Up to 78,000 voting-eligible transgender people may also be disenfranchised by strict voter I.D. laws in Alabama, Georgia, Indiana, Kansas, Mississippi, Tennessee, Virginia and Wisconsin as found by the Williams Institute in August 2018. In these eight states, voters must show government-issued photo ID. It is the poll workers’ decision to decide “whether a voter’s identification accurately identifies the voter and matches the information listed in the voter registration rolls.” It can be very expensive to legally change one’s gender on their ID, and the 2015 U.S. Transgender Survey “found that only 11 percent of the nearly 28,000 survey respondents reported that all of their IDs and records listed both their preferred name and gender” and “more than two-thirds (68 percent) of respondents said they did not have a single piece of identification reflective of both their preferred name and gender.”
Voter ID laws are just some of the reasons why people are unable to vote. Maybe someone cannot afford to miss work, as election days are not national holidays. Maybe they have to watch their siblings and cannot make it to the polling place. Maybe they have health conditions that prevent them from voting, mental health issues or live in a place where there is voter intimidation.

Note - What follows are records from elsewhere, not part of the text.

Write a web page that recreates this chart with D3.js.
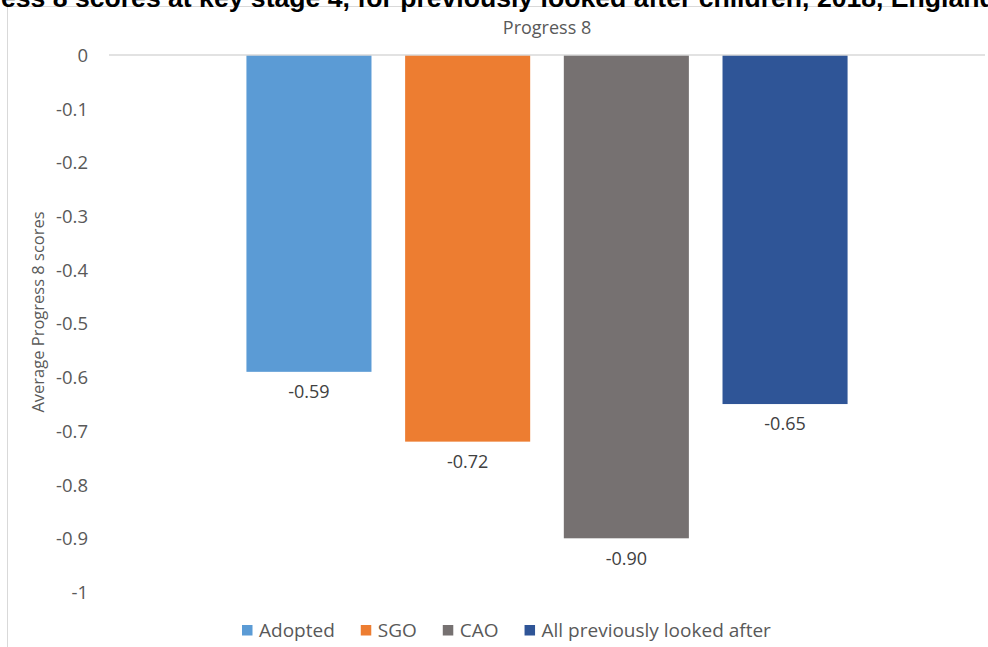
<!DOCTYPE html>
<html><head><meta charset="utf-8">
<script src="https://cdn.jsdelivr.net/npm/d3@7"></script>
<style>
html,body{margin:0;padding:0;background:#fff;overflow:hidden;}
svg{display:block;}
</style></head>
<body>
<svg id="chart" width="988" height="647"></svg>
<script>
const category = "Progress 8";
const series = ["Adopted", "SGO", "CAO", "All previously looked after"];
const values = [-0.59, -0.72, -0.90, -0.65];
const colors = ["#5b9bd5", "#ed7d31", "#767171", "#2f5597"];
const yTicks = [0, -0.1, -0.2, -0.3, -0.4, -0.5, -0.6, -0.7, -0.8, -0.9, -1];
const titlePre = "Figure 1: Average Progr";
const titleRest = "ess 8 scores at key stage 4, for previously looked after children, 2018, England";
const yAxisTitle = "Average Progress 8 scores";

const svg = d3.select("#chart");
const font = "'Open Sans', sans-serif";
const textCol = "#595959";
const fmtTick = d => d === 0 ? "0" : (d === -1 ? "-1" : d3.format(".1f")(d).replace("\u2212", "-"));
const fmtVal = v => d3.format(".2f")(v).replace("\u2212", "-");

// frame
svg.append("rect").attr("x", 7.5).attr("y", 6.5).attr("width", 1000).attr("height", 700)
  .attr("fill", "#fff").attr("stroke", "#d9d9d9").attr("stroke-width", 1);

// cropped title
const t = svg.append("text").attr("y", 7).attr("font-family", "'Liberation Sans', Arial, sans-serif")
  .attr("font-weight", "bold").attr("font-size", 22).attr("fill", "#000");
const tp = t.append("tspan").text(titlePre);
const tr = t.append("tspan").text(titleRest);
const fs = 22 * 995 / tr.node().getComputedTextLength();
t.attr("font-size", fs);
t.attr("x", -tp.node().getComputedTextLength() + 1);

const plot = {left: 109, right: 985, top: 55, bottom: 592};

const y = d3.scaleLinear().domain([0, -1]).range([plot.top, plot.bottom]);
const x0 = d3.scaleBand().domain([category]).range([plot.left, plot.right]).padding(0);
const x1 = d3.scaleBand().domain(series).range([0, x0.bandwidth()])
  .paddingInner(0.212).paddingOuter(0.866);

// y axis
const yAxis = d3.axisLeft(y).tickValues(yTicks).tickSize(0).tickPadding(0).tickFormat(fmtTick);
const ya = svg.append("g").attr("transform", `translate(88,0)`).call(yAxis);
ya.select(".domain").remove();
ya.selectAll("text").attr("font-family", font).attr("font-size", 18.5).attr("fill", textCol).attr("dy", "0.35em");

// y axis title
svg.append("text").attr("transform", `translate(44,312) rotate(-90)`)
  .attr("text-anchor", "middle").attr("font-family", font).attr("font-size", 16.5).attr("fill", textCol)
  .text(yAxisTitle);

// bars
const g = svg.append("g").attr("transform", `translate(${x0(category)},0)`);
g.selectAll("rect.bar").data(series).join("rect").attr("class", "bar")
  .attr("x", d => x1(d)).attr("width", x1.bandwidth())
  .attr("y", y(0)).attr("height", (d, i) => y(values[i]) - y(0))
  .attr("fill", (d, i) => colors[i]);

// zero line
svg.append("line").attr("x1", plot.left).attr("x2", plot.right).attr("y1", y(0)).attr("y2", y(0))
  .attr("stroke", "#d9d9d9").attr("stroke-width", 1.3);

// category label
const xa = svg.append("g").attr("transform", `translate(0,${plot.top - 27})`)
  .call(d3.axisTop(x0).tickSize(0).tickPadding(0));
xa.select(".domain").remove();
xa.selectAll("text").attr("font-family", font).attr("font-size", 18).attr("fill", textCol).attr("dy", "0.35em");

// data labels
g.selectAll("text.lbl").data(series).join("text").attr("class", "lbl")
  .attr("x", d => x1(d) + x1.bandwidth() / 2)
  .attr("y", (d, i) => y(values[i]) + 20).attr("dy", "0.35em")
  .attr("text-anchor", "middle").attr("font-family", font).attr("font-size", 18).attr("fill", "#404040")
  .text((d, i) => fmtVal(values[i]));

// legend
const legend = svg.append("g").attr("transform", "translate(0,630)");
let lx = 242;
series.forEach((s, i) => {
  const it = legend.append("g").attr("transform", `translate(${lx},0)`);
  it.append("rect").attr("x", 0).attr("y", -5).attr("width", 10.5).attr("height", 10.5).attr("fill", colors[i]);
  const tx = it.append("text").attr("x", 17).attr("dy", "0.35em").attr("font-family", font)
    .attr("font-size", 19).attr("fill", textCol).text(s);
  lx += 17 + tx.node().getComputedTextLength() + 26;
});
</script>
</body></html>
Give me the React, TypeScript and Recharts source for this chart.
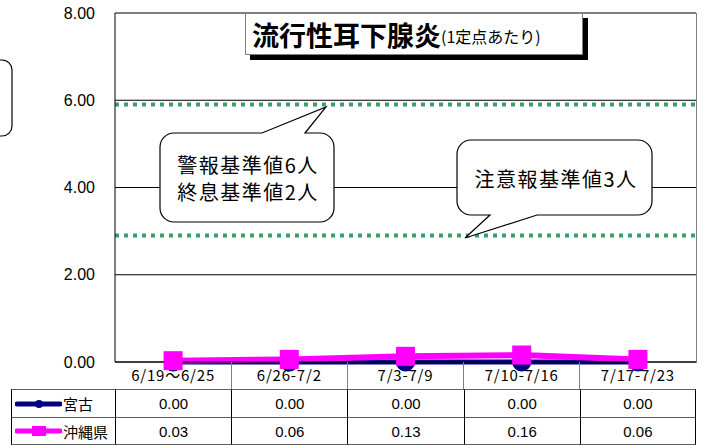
import { LineChart, Line, XAxis, YAxis, CartesianGrid, ReferenceLine } from "recharts";

const weeks = ["6/19～6/25", "6/26-7/2", "7/3-7/9", "7/10-7/16", "7/17-7/23"];
const miyako = [0, 0, 0, 0, 0];
const okinawa = [0.03, 0.06, 0.13, 0.16, 0.06];
const yTicks = [0, 2, 4, 6, 8];
const warningLevel = 5.9;
const cautionLevel = 2.9;

const rows = weeks.map((w, i) => ({ week: w, miyako: miyako[i], okinawa: okinawa[i] }));

const jp = "'Noto Sans CJK JP', sans-serif";
const num = "'Liberation Sans', Arial, sans-serif";

const plotLeft = 115;
const plotRight = 696;
const colW = (plotRight - plotLeft) / weeks.length;

const SquareDot = (props: any) => {
  const { cx, cy } = props;
  if (cx == null || cy == null) return null;
  return <rect x={cx - 9.5} y={cy - 9.5} width={19} height={19} fill="#FF00FF" />;
};

function Table() {
  const series = [
    { name: "宮古", color: "#000080", values: miyako, round: true },
    { name: "沖縄県", color: "#FF00FF", values: okinawa, round: false },
  ];
  return (
    <>
      {/* separators in the category row */}
      {weeks.slice(1).map((_, i) => (
        <div
          key={"sep" + i}
          style={{
            position: "absolute",
            left: plotLeft + colW * (i + 1) - 0.5,
            top: 362,
            width: 1,
            height: 27,
            background: "#808080",
          }}
        />
      ))}
      {series.map((s, r) => (
        <div key={s.name}>
          <div
            style={{
              position: "absolute",
              left: 11,
              top: 389 + r * 28,
              width: plotLeft - 11,
              height: 28,
              boxSizing: "border-box",
              borderLeft: "1px solid #000",
              borderTop: "1px solid #606060",
              borderBottom: r === 1 ? "1px solid #606060" : "none",
              display: "flex",
              alignItems: "center",
            }}
          >
            <svg width={47} height={14} style={{ marginLeft: 3, flex: "none" }}>
              <line x1={2} y1={7} x2={45} y2={7} stroke={s.color} strokeWidth={5} strokeLinecap="round" />
              {s.round ? (
                <circle cx={24} cy={7} r={4} fill={s.color} />
              ) : (
                <rect x={17} y={2} width={14} height={10} fill={s.color} />
              )}
            </svg>
            <span style={{ fontFamily: jp, fontSize: 15, color: "#000", marginLeft: 1, whiteSpace: "nowrap" }}>
              {s.name}
            </span>
          </div>
          {s.values.map((v, c) => (
            <div
              key={c}
              style={{
                position: "absolute",
                left: plotLeft + colW * c,
                top: 389 + r * 28,
                width: colW,
                height: 28,
                boxSizing: "border-box",
                borderLeft: "1px solid #000",
                borderRight: c === weeks.length - 1 ? "1px solid #000" : "none",
                borderTop: "1px solid #606060",
                borderBottom: r === 1 ? "1px solid #606060" : "none",
                display: "flex",
                alignItems: "center",
                justifyContent: "center",
                fontFamily: num,
                fontSize: 15,
                color: "#000",
              }}
            >
              {v.toFixed(2)}
            </div>
          ))}
        </div>
      ))}
    </>
  );
}

export default function App() {
  return (
    <div style={{ position: "absolute", left: 0, top: 0, width: 705, height: 448, background: "#fff", overflow: "hidden" }}>
      <LineChart width={705} height={448} data={rows} margin={{ top: 13, right: 9, left: 0, bottom: 59 }}>
        <CartesianGrid vertical={false} stroke="#000" strokeWidth={1} />
        <XAxis
          dataKey="week"
          height={27}
          padding={{ left: colW / 2, right: colW / 2 }}
          axisLine={{ stroke: "#000" }}
          tickLine={false}
          tickSize={0}
          tickMargin={8}
          interval={0}
          tick={{ fill: "#000", fontSize: 15, fontFamily: jp, letterSpacing: 0.8 }}
        />
        <YAxis
          width={115}
          domain={[0, 8]}
          ticks={yTicks}
          axisLine={{ stroke: "#000" }}
          tickLine={false}
          tickSize={0}
          tickMargin={20}
          tickFormatter={(v: number) => v.toFixed(2)}
          tick={{ fill: "#000", fontSize: 16, fontFamily: num }}
        />
        <ReferenceLine y={warningLevel} stroke="#3C9E6A" strokeWidth={4} strokeDasharray="4 5" />
        <ReferenceLine y={cautionLevel} stroke="#3C9E6A" strokeWidth={4} strokeDasharray="4 5" />
        <Line
          dataKey="miyako"
          stroke="#000080"
          strokeWidth={5}
          dot={{ r: 7, fill: "#000080", stroke: "#000080" }}
          isAnimationActive={false}
        />
        <Line
          dataKey="okinawa"
          stroke="#FF00FF"
          strokeWidth={6}
          dot={<SquareDot />}
          isAnimationActive={false}
        />
      </LineChart>

      {/* right border of the plot */}
      <div style={{ position: "absolute", left: plotRight, top: 13, width: 1, height: 350, background: "#808080" }} />

      <Table />

      <svg width={705} height={448} style={{ position: "absolute", left: 0, top: 0, pointerEvents: "none" }}>
        <rect x={-12} y={60} width={24} height={76} rx={10} fill="#fff" stroke="#000" strokeWidth={1.2} />
        <path
          d="M174,133 L262,133 L326,107 L305,133 L320,133 A14,14 0 0 1 334,147 L334,208 A14,14 0 0 1 320,222 L174,222 A14,14 0 0 1 160,208 L160,147 A14,14 0 0 1 174,133 Z"
          fill="#fff"
          stroke="#000"
          strokeWidth={1.2}
        />
        <text x={248} y={173} textAnchor="middle" fontFamily={jp} fontSize={20} letterSpacing={1.5} fill="#000">
          警報基準値6人
        </text>
        <text x={248} y={200} textAnchor="middle" fontFamily={jp} fontSize={20} letterSpacing={1.5} fill="#000">
          終息基準値2人
        </text>
        <path
          d="M471,140 L638,140 A14,14 0 0 1 652,154 L652,201 A14,14 0 0 1 638,215 L537,215 L465,238 L490,215 L471,215 A14,14 0 0 1 457,201 L457,154 A14,14 0 0 1 471,140 Z"
          fill="#fff"
          stroke="#000"
          strokeWidth={1.2}
        />
        <text x={556} y={187} textAnchor="middle" fontFamily={jp} fontSize={20} letterSpacing={1.5} fill="#000">
          注意報基準値3人
        </text>
      </svg>

      <div
        style={{
          position: "absolute",
          left: 245,
          top: 13,
          width: 338,
          height: 42,
          boxSizing: "border-box",
          border: "1px solid #808080",
          background: "#fff",
          boxShadow: "5px 5px 0 #000",
          display: "flex",
          alignItems: "center",
          paddingLeft: 6,
          fontFamily: jp,
          color: "#000",
          whiteSpace: "nowrap",
        }}
      >
        <span style={{ fontSize: 27, fontWeight: 700, lineHeight: 1 }}>流行性耳下腺炎</span>
        <span style={{ fontSize: 16, lineHeight: 1, marginTop: 4 }}>(1定点あたり)</span>
      </div>
    </div>
  );
}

Instead of indiscriminately chastising those who do not vote so as to praise yourself for you political “action,” people should reflect on why others may not be able to vote and work to address those issues. Don’t forget that a lot of the people you brag to be voting for may also be those you are inadvertently shaming for not voting.
Please, please, please vote if you are able to, but be conscious that everyone else may be unable to, and changing the country for the better requires more than voting. There many other ways to get involved, from protests to grassroots campaigns for change to consistently examining your own privileges.
Vote if you can, but don’t stop there.